Genetic and environmental influence on language impairment in 4-year-old same-sex and opposite-sex twins


Essi Viding, Social Genetic and Developmental Psychiatry Centre, Box Number P080, Institute of Psychiatry, De Crespigny Park, London SE5 8AF, UK; Email:


Background:  We investigated the aetiology of language impairment in 579 four-year-old twins with low language performance and their co-twins, members of 160 MZ twin pairs, 131 same-sex DZ pairs and 102 opposite-sex DZ pairs.

Methods:  Language impairment in 4-year-olds was defined by scores below the 15th percentile on a general factor derived from an extensive language test battery. Language impairment of different degrees of severity was investigated by using multiple cut-offs below the 15th percentile.

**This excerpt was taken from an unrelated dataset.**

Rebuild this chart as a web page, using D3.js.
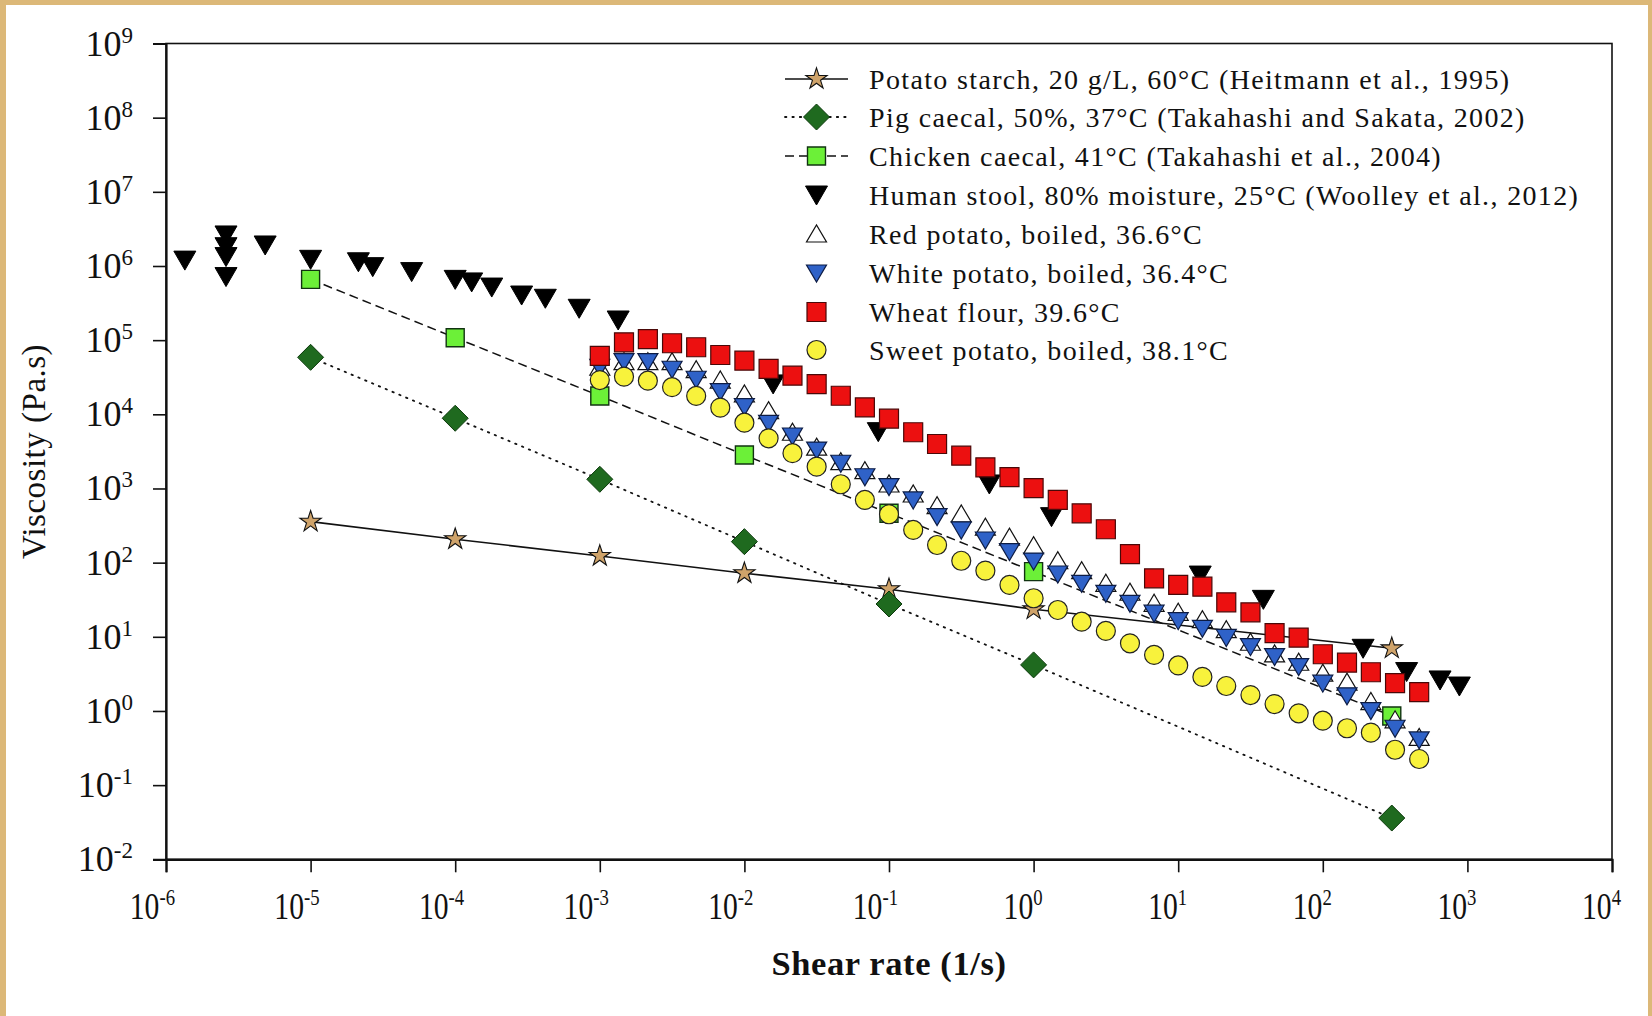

Results:  DeFries–Fulker extremes analysis indicated that language impairment as measured by the general language scale is under strong genetic influence. In addition, group differences heritability showed an increasing trend (from 38% to 76%) as a function of severity of language impairment. Although more boys are impaired than girls, incorporating opposite-sex DZ pairs into the analysis found neither quantitative nor qualitative differences between boys and girls in genetic and environmental aetiologies.

Conclusions:  Language impairment at four years is heritable. This finding replicates previous research on language impairment and extends it by showing that language impairment is heritable in twins selected from a representative community sample. Despite the mean difference between boys and girls, genetic and environmental influences are quantitatively and qualitatively similar for language impairment for boys and girls. For both boys and girls, heritability appears to be greater for more severe language impairment, indicating stronger influence of genes at the lower end of language ability.